The no-enforcement-funding measure, which was championed by various GOP lawmakers and some consumer choice advocates, comes amid low public awareness of the incandescent-bulb issue. In November, The Futures Company research group found that two-thirds of the 1,000 adult consumers it surveyed nationwide didn’t know about the phaseout.

Groups that monitor the topic had differing reactions to the light-bulb provision in the new spending bill.

“This is almost petulant on their part,” said Sachu Constantine, director of policy for the San Diego-based California Center for Sustainable Energy. “They don’t like the fact that this (phaseout) might work, so they’re going to take their money and go home.”

Adrian Moore, a vice president for the Reason Foundation, a free-market think tank in Los Angeles and Washington, D.C., called the phaseout a bad idea but didn’t see the Senate’s vote as having a long-term effect.

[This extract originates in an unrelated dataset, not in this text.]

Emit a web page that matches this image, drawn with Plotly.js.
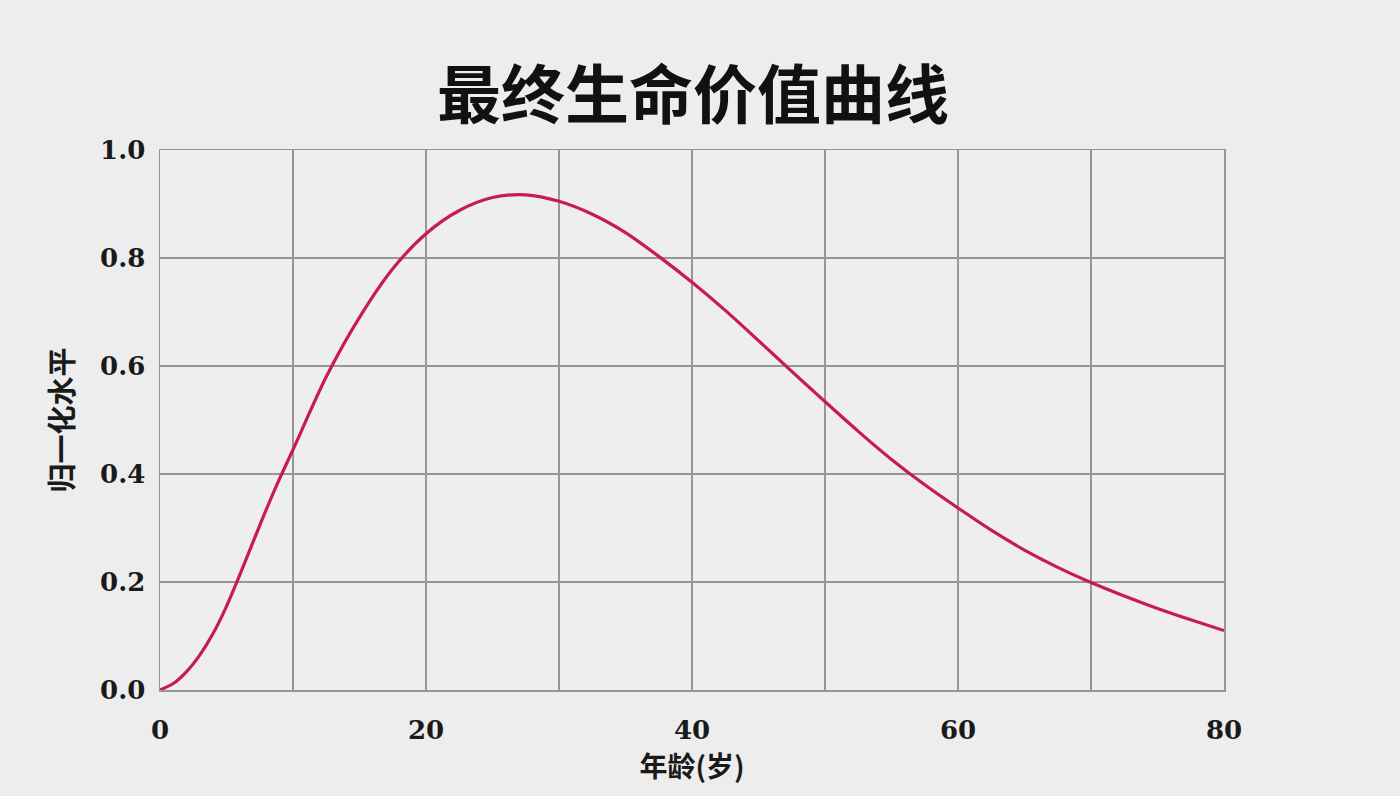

“This isn’t going to make getting incandescent bulbs any easier,” he said.

Moore also said stores still will be hesitant to carry the bulbs for fear that environmental groups will sue them.

Phallan Davis, public information officer for the National Electrical Manufacturers Association, said she doesn’t think the spending-bill provision will influence the market. “From our perspective, the transition is already complete,” she said of the association, which represents 95 percent of all light-bulb makers in the nation.

Manufacturers responded to the 2007 law by retooling their operations to meet the new standards, she said.

“It’s likely that most consumers won’t notice that the change has happened, as is the case with the 100- and 75-watt (incandescent) bulbs that transitioned over the last two years,” Davis added.

Trishah Woolley, who runs the website, said she was pleased about the delayed federal enforcement because it could give more time to examine whether replacement bulbs are as good as advertised.

Woolley, a New Jersey resident who once worked at UC San Diego, said environmentalists may turn against the new bulbs if more evidence becomes available that they don’t last longer than incandescent ones and take more energy to produce.

“People are really going to start getting upset when their reserve runs out and they’re stuck,” said Woolley, who has a condition called Irlen Syndrome that makes her eyes sensitive to fluorescent lights. “Americans don’t like not having freedom of choice.”